The subsidy shift has been interpreted in some quarters as a politically motivated curb on onshore and solar growth.
Maf Smith, deputy chief executive at Renewable UK, said: “If this cut has been made for political reasons rather than economic ones that would be a worry. All politicians need to understand that uncertainty spooks investors and it is the consumer who bears that cost. Voters support the development of on and offshore wind, so we now need a period of calm and consistency from government.”
However, the Renewable Energy Association (REA) hailed it as evidence the government and industry were succeeding in bringing renewable costs down.
Nina Skorupska, chief executive of the REA, said: “The spin in Westminster and the media today is disappointing but not surprising. Today is actually a good news day for renewable electricity and renewable heat. The real reason that support for solar and onshore wind will go down is that they are leading the race for cost-competitiveness with fossil fuels.
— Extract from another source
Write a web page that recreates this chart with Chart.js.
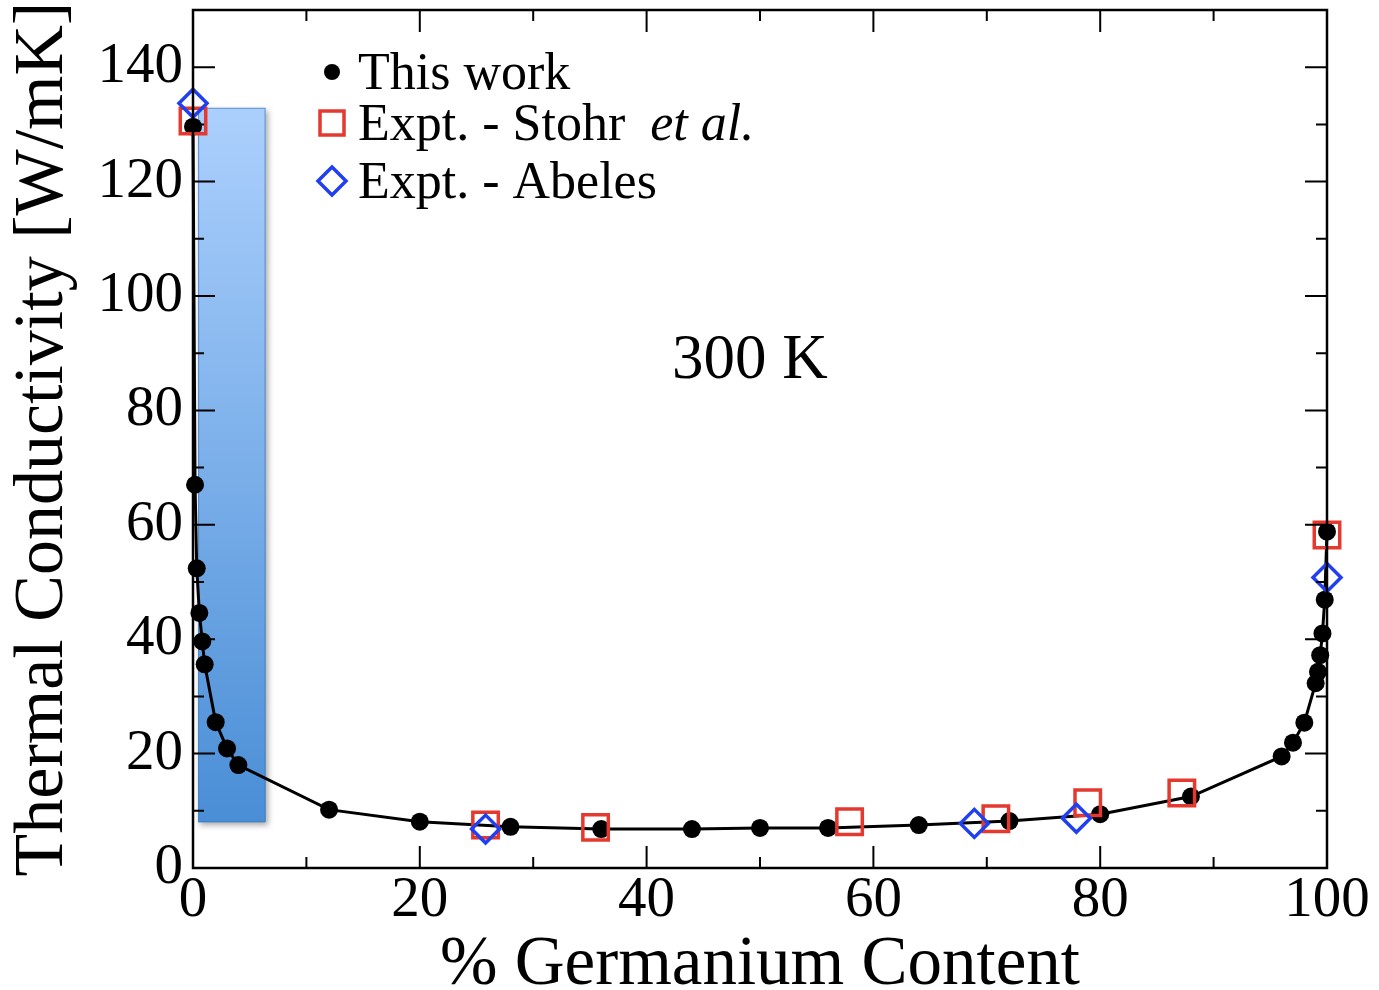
<!DOCTYPE html>
<html>
<head>
<meta charset="utf-8">
<script src="https://cdn.jsdelivr.net/npm/chart.js@4.4.0/dist/chart.umd.min.js"></script>
<style>
  html, body { margin: 0; padding: 0; background: #fff; }
  #wrap { width: 1379px; height: 990px; }
</style>
</head>
<body>
<div id="wrap"><canvas id="kappaChart" width="1379" height="990"></canvas></div>
<script>
// computed values (this work)
const workGe    = [0, 0.18, 0.33, 0.56, 0.82, 1.03, 2.0, 3.0, 4.0, 12, 20, 28, 36, 44, 50, 56, 64, 72, 80, 88, 96, 97, 98, 99, 99.2, 99.4, 99.6, 99.8, 100];
const workKappa = [129.6, 67.0, 52.4, 44.6, 39.6, 35.6, 25.5, 20.9, 18.0, 10.2, 8.1, 7.2, 6.8, 6.8, 7.0, 7.0, 7.5, 8.2, 9.4, 12.5, 19.5, 21.9, 25.4, 32.3, 34.3, 37.2, 41.0, 46.9, 58.8];

// experiments
const stohrGe     = [0, 25.8, 35.5, 57.9, 70.8, 78.9, 87.2, 100];
const stohrKappa  = [130.6, 7.5, 7.1, 8.1, 8.6, 11.4, 13.1, 58.2];
const abelesGe    = [0, 25.8, 68.9, 77.9, 100];
const abelesKappa = [133.7, 6.8, 7.8, 8.7, 50.8];

// shaded composition band
const bandGe    = [0.45, 6.4];
const bandKappa = [8.0, 132.9];

const xMajor = [0, 20, 40, 60, 80, 100];
const xMinor = [10, 30, 50, 70, 90];
const yMajor = [0, 20, 40, 60, 80, 100, 120, 140];
const yMinor = [10, 30, 50, 70, 90, 110, 130];

const tempLabel = '300 K';
const tempPos = [49.1, 88.6];

const SERIF = '"Liberation Serif", "DejaVu Serif", serif';

const toPts = (xs, ys) => xs.map((x, i) => ({ x: x, y: ys[i] }));

// gradient band behind the curve
const bandPlugin = {
  id: 'band',
  beforeDatasetsDraw(chart) {
    const { ctx, scales: { x, y } } = chart;
    const l = x.getPixelForValue(bandGe[0]), r = x.getPixelForValue(bandGe[1]);
    const t = y.getPixelForValue(bandKappa[1]), b = y.getPixelForValue(bandKappa[0]);
    ctx.save();
    const g = ctx.createLinearGradient(0, t, 0, b);
    g.addColorStop(0, '#acd0fd');
    g.addColorStop(1, '#4a8ed6');
    ctx.shadowColor = 'rgba(0,0,0,0.35)';
    ctx.shadowBlur = 6;
    ctx.shadowOffsetX = 2;
    ctx.shadowOffsetY = 3;
    ctx.fillStyle = g;
    ctx.fillRect(l, t, r - l, b - t);
    ctx.shadowColor = 'transparent';
    ctx.strokeStyle = 'rgba(60,120,190,0.7)';
    ctx.lineWidth = 1;
    ctx.strokeRect(l + 0.5, t + 0.5, r - l - 1, b - t - 1);
    ctx.restore();
  }
};

// frame, inward ticks on all sides, legend and annotation
const framePlugin = {
  id: 'frame',
  afterDraw(chart) {
    const { ctx, chartArea: a, scales: { x, y } } = chart;
    ctx.save();
    ctx.strokeStyle = '#000';
    ctx.lineWidth = 2.5;
    ctx.strokeRect(a.left, a.top, a.right - a.left, a.bottom - a.top);

    ctx.lineWidth = 2;
    ctx.beginPath();
    const tickX = (v, len) => {
      const px = x.getPixelForValue(v);
      ctx.moveTo(px, a.bottom); ctx.lineTo(px, a.bottom - len);
      ctx.moveTo(px, a.top); ctx.lineTo(px, a.top + len);
    };
    const tickY = (v, len) => {
      const py = y.getPixelForValue(v);
      ctx.moveTo(a.left, py); ctx.lineTo(a.left + len, py);
      ctx.moveTo(a.right, py); ctx.lineTo(a.right - len, py);
    };
    xMajor.forEach(v => tickX(v, 22));
    xMinor.forEach(v => tickX(v, 11));
    yMajor.forEach(v => tickY(v, 22));
    yMinor.forEach(v => tickY(v, 11));
    ctx.stroke();

    // annotation
    ctx.fillStyle = '#000';
    ctx.font = '63px ' + SERIF;
    ctx.textAlign = 'center';
    ctx.textBaseline = 'middle';
    ctx.fillText(tempLabel, x.getPixelForValue(tempPos[0]), y.getPixelForValue(tempPos[1]));

    // legend
    const lx = 332, tx = 358, rows = [72, 123, 181];
    ctx.textAlign = 'left';
    ctx.textBaseline = 'alphabetic';
    chart.data.datasets.forEach((ds, i) => {
      const cy = rows[i];
      ctx.beginPath();
      if (ds.pointStyle === 'rect') {
        ctx.lineWidth = 3.5;
        ctx.strokeStyle = ds.borderColor;
        ctx.strokeRect(lx - 12, cy - 12, 24, 24);
      } else if (ds.pointStyle === 'rectRot') {
        ctx.lineWidth = 3.5;
        ctx.strokeStyle = ds.borderColor;
        ctx.moveTo(lx - 14, cy); ctx.lineTo(lx, cy - 14);
        ctx.lineTo(lx + 14, cy); ctx.lineTo(lx, cy + 14);
        ctx.closePath();
        ctx.stroke();
      } else {
        ctx.fillStyle = '#000';
        ctx.arc(lx, cy, 8, 0, Math.PI * 2);
        ctx.fill();
      }
      ctx.fillStyle = '#000';
      const base = cy + 17;
      if (ds.label.endsWith('et al.')) {
        const head = ds.label.replace('et al.', '');
        ctx.font = '52px ' + SERIF;
        ctx.fillText(head, tx, base);
        const w = ctx.measureText(head).width;
        ctx.font = 'italic 52px ' + SERIF;
        ctx.fillText('et al.', tx + w + 12, base);
      } else {
        ctx.font = '52px ' + SERIF;
        ctx.fillText(ds.label, tx, base);
      }
    });
    ctx.restore();
  }
};

const chart = new Chart(document.getElementById('kappaChart'), {
  type: 'scatter',
  data: {
    datasets: [
      {
        label: 'This work',
        data: toPts(workGe, workKappa),
        showLine: true,
        clip: false,
        borderColor: '#000',
        backgroundColor: '#000',
        borderWidth: 3,
        pointRadius: 9,
        pointBorderWidth: 0,
        pointStyle: 'circle',
        order: 3
      },
      {
        label: 'Expt. - Stohr et al.',
        data: toPts(stohrGe, stohrKappa),
        showLine: false,
        clip: false,
        borderColor: '#e4392f',
        backgroundColor: 'rgba(0,0,0,0)',
        pointStyle: 'rect',
        pointRadius: 18,
        pointBorderWidth: 3.5,
        order: 2
      },
      {
        label: 'Expt. - Abeles',
        data: toPts(abelesGe, abelesKappa),
        showLine: false,
        clip: false,
        borderColor: '#1f3ff0',
        backgroundColor: 'rgba(0,0,0,0)',
        pointStyle: 'rectRot',
        pointRadius: 14,
        pointBorderWidth: 3.5,
        order: 1
      }
    ]
  },
  options: {
    responsive: false,
    animation: false,
    layout: { autoPadding: false, padding: { top: 10, right: 52, left: 0, bottom: 0 } },
    plugins: { legend: { display: false }, tooltip: { enabled: false } },
    scales: {
      x: {
        type: 'linear',
        min: 0, max: 100,
        afterBuildTicks: s => { s.ticks = xMajor.map(v => ({ value: v })); },
        afterFit: s => { s.height = 122; s.paddingLeft = 0; s.paddingRight = 0; },
        grid: { display: false },
        border: { display: false },
        ticks: { color: '#000', font: { family: SERIF, size: 57 }, padding: -9, maxRotation: 0 },
        title: { display: true, text: '% Germanium Content', color: '#000',
                 font: { family: SERIF, size: 69 }, padding: { top: 0, bottom: -17 } }
      },
      y: {
        type: 'linear',
        min: 0, max: 150,
        afterBuildTicks: s => { s.ticks = yMajor.map(v => ({ value: v })); },
        afterFit: s => { s.width = 193; s.paddingTop = 0; s.paddingBottom = 0; },
        grid: { display: false },
        border: { display: false },
        ticks: { color: '#000', font: { family: SERIF, size: 57 }, padding: 2 },
        title: { display: true, text: 'Thermal Conductivity [W/mK]', color: '#000',
                 font: { family: SERIF, size: 70 }, padding: { top: 2, bottom: 0 } }
      }
    }
  },
  plugins: [bandPlugin, framePlugin]
});
</script>
</body>
</html>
Government policy is working and bringing down costs. The important thing is that decisions are evidence-based, not purely political, and we need to see the methodology to assess that.”
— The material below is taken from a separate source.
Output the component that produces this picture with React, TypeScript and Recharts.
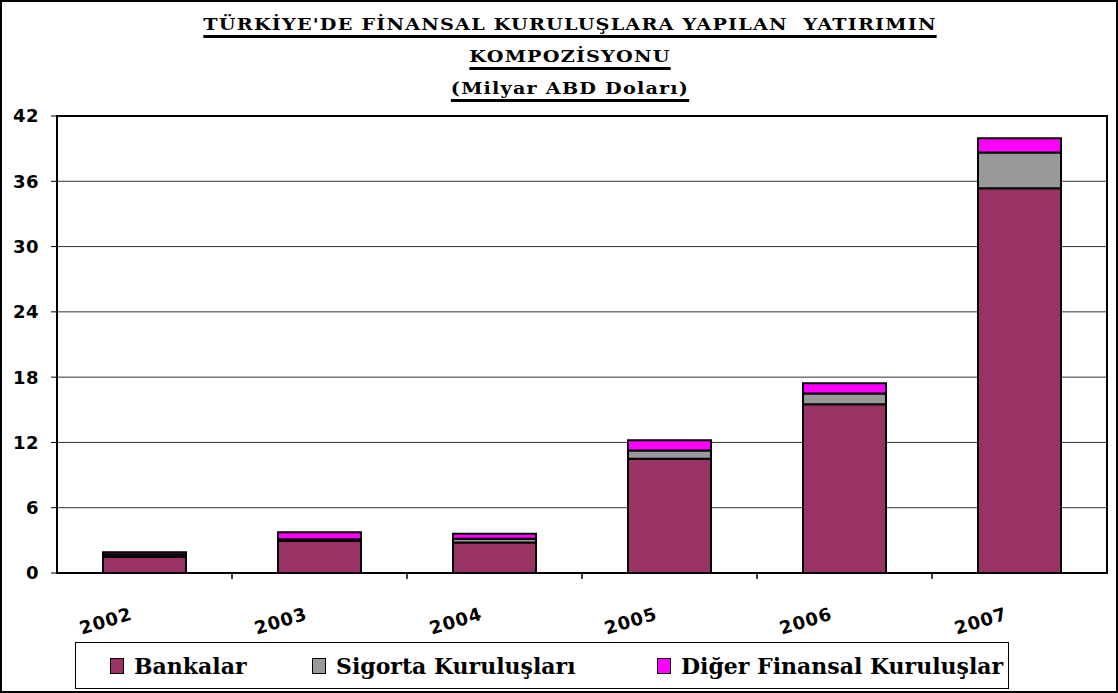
import React from "react";
import { BarChart, Bar, XAxis, YAxis, CartesianGrid, ReferenceArea } from "recharts";

const years = ["2002", "2003", "2004", "2005", "2006", "2007"];
const bankalar = [1.5, 2.95, 2.8, 10.5, 15.5, 35.35];
const sigorta = [0.2, 0.15, 0.35, 0.75, 1.0, 3.3];
const diger = [0.2, 0.65, 0.45, 0.95, 0.95, 1.3];
const yTicks = [0, 6, 12, 18, 24, 30, 36, 42];

const titleLines = ["TÜRKİYE'DE FİNANSAL KURULUŞLARA YAPILAN  YATIRIMIN", "KOMPOZİSYONU", "(Milyar ABD Doları)"];
const seriesNames = ["Bankalar", "Sigorta Kuruluşları", "Diğer Finansal Kuruluşlar"];
const colors = ["#993366", "#999999", "#FF00FF"];

const data = years.map((y, i) => ({
  year: y,
  bankalar: bankalar[i],
  sigorta: sigorta[i],
  diger: diger[i],
}));

const SERIF = "'DejaVu Serif', serif";
const SANS = "'DejaVu Sans', sans-serif";
const BAND = 175;

const XTick = (props: any) => {
  const { x, y, payload, index } = props;
  return (
    <g>
      {index < years.length - 1 && (
        <line x1={x + BAND / 2} x2={x + BAND / 2} y1={y} y2={y + 6} stroke="#000" strokeWidth={1.5} />
      )}
      <text
        transform={`translate(${x - 11},${y + 46}) rotate(-17)`}
        textAnchor="end"
        fontFamily={SANS}
        fontWeight="bold"
        fontSize={18}
        letterSpacing={1}
        fill="#000"
      >
        {payload.value}
      </text>
    </g>
  );
};

export default function App() {
  const titleLine: React.CSSProperties = {
    fontFamily: SERIF,
    fontWeight: "bold",
    fontSize: 16,
    letterSpacing: 1,
    textDecoration: "underline",
    textDecorationThickness: 2.5,
    textUnderlineOffset: 5,
    color: "#000",
    lineHeight: "32px",
    whiteSpace: "pre",
    transform: "scaleX(1.2)",
  };
  return (
    <div
      style={{
        position: "absolute",
        left: 0,
        top: 0,
        width: 1118,
        height: 693,
        background: "#fff",
        boxSizing: "border-box",
        border: "2px solid #000",
        overflow: "hidden",
      }}
    >
      <div style={{ position: "absolute", left: 0, top: 7, width: 1136, textAlign: "center" }}>
        {titleLines.map((t) => (
          <div key={t} style={titleLine}>
            {t}
          </div>
        ))}
      </div>
      <div style={{ position: "absolute", left: -2, top: -2 }}>
        <BarChart
          width={1118}
          height={693}
          data={data}
          margin={{ top: 116, right: 11, left: 0, bottom: 50 }}
          barSize={83}
        >
          <CartesianGrid vertical={false} stroke="#333" strokeWidth={1} />
          <XAxis
            dataKey="year"
            height={70}
            axisLine={{ stroke: "#000", strokeWidth: 2 }}
            tickLine={false}
            tickSize={0}
            tickMargin={0}
            interval={0}
            tick={<XTick />}
          />
          <YAxis
            width={57}
            domain={[0, 42]}
            ticks={yTicks}
            interval={0}
            axisLine={{ stroke: "#000", strokeWidth: 2 }}
            tickLine={{ stroke: "#000", strokeWidth: 1 }}
            tickSize={6}
            tickMargin={12}
            tick={{ fontFamily: SANS, fontWeight: "bold", fontSize: 18, fill: "#000", letterSpacing: 0.5 }}
          />
          <ReferenceArea y1={0} y2={42} fill="none" stroke="#000" strokeWidth={2} ifOverflow="visible" />
          <Bar dataKey="bankalar" stackId="a" fill={colors[0]} stroke="#000" strokeWidth={2} isAnimationActive={false} />
          <Bar dataKey="sigorta" stackId="a" fill={colors[1]} stroke="#000" strokeWidth={2} isAnimationActive={false} />
          <Bar dataKey="diger" stackId="a" fill={colors[2]} stroke="#000" strokeWidth={2} isAnimationActive={false} />
        </BarChart>
      </div>
      <div
        style={{
          position: "absolute",
          left: 73,
          top: 640,
          width: 934,
          height: 47,
          boxSizing: "border-box",
          border: "1.5px solid #000",
          fontFamily: SERIF,
          fontWeight: "bold",
          fontSize: 22,
          color: "#000",
        }}
      >
        {seriesNames.map((n, i) => (
          <div
            key={n}
            style={{
              position: "absolute",
              left: [34, 236, 581][i],
              top: 10,
              height: 26,
              lineHeight: "26px",
              display: "flex",
              alignItems: "center",
              whiteSpace: "pre",
            }}
          >
            <span
              style={{
                display: "inline-block",
                boxSizing: "border-box",
                width: 14,
                height: 16,
                background: colors[i],
                border: "1.5px solid #000",
                marginRight: 10,
              }}
            />
            {n}
          </div>
        ))}
      </div>
    </div>
  );
}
This was echoed by Greenpeace, which noted that it puts renewables on track to be cheaper than nuclear power from Hinkley Point C at £92.50/MWh. Chief scientist Doug Parr said: “Today’s cuts to onshore wind and solar support schemes show how quickly the cost of clean energy technologies are falling. Onshore wind farms will power our homes and factories more cheaply than new nuclear stations and the same is expected of solar.
“Given the increasing affordability of these renewable energy sources, it’s right ministers should now put emphasis onto helping drive down the cost of offshore wind so that the UK can reap the rewards of new turbine factories and thousands of new jobs.”
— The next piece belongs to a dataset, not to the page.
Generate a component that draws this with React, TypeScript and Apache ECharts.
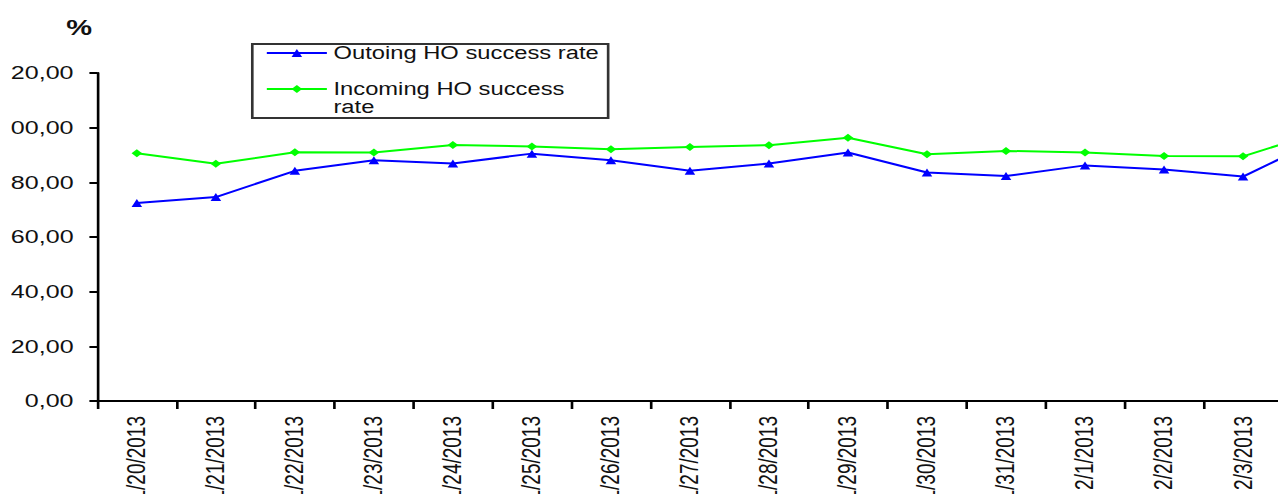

The Solar Trade Association said its members had been prepared to go accept deeper subsidy cuts in the medium term. Chief executive Paul Barwell suggested government was trying to “spare nuclear’s blushes” by giving solar a higher strike price. He added: “The negative political rhetoric about solar farms is a shame given the announcements today show good support for solar after 2015. The strike prices clearly show this is a technology on track to compete with fossil fuel prices.”
Manufacturers’ association EEF bemoaned the fact cuts to onshore wind and solar rates were being reallocated instead of passed on to customers, however. Gareth Stace, head of climate and environment policy at EEF, said: “With energy bills already rising, industry will be disappointed that the reduction in subsidies for mature technologies such as onshore wind hasn’t translated into a cut in the cost of the overall programme. In particular, the future path for offshore wind strike prices raises question about existing commitments to drive down their costs.”
Gaynor Hartnell, independent consultant and former chief executive of the REA, said tweaking the prices would not solve the “complete mess” of plans for allocating contracts.
She said: “There is acute pressure on getting value for money. If they have got the price wrong on solar and onshore wind, surely the right reaction is to introduce competition sooner rather than later.”
The final Electricity Market Reform delivery plan, due to be published later this month, will give further details on the terms of renewable contracts.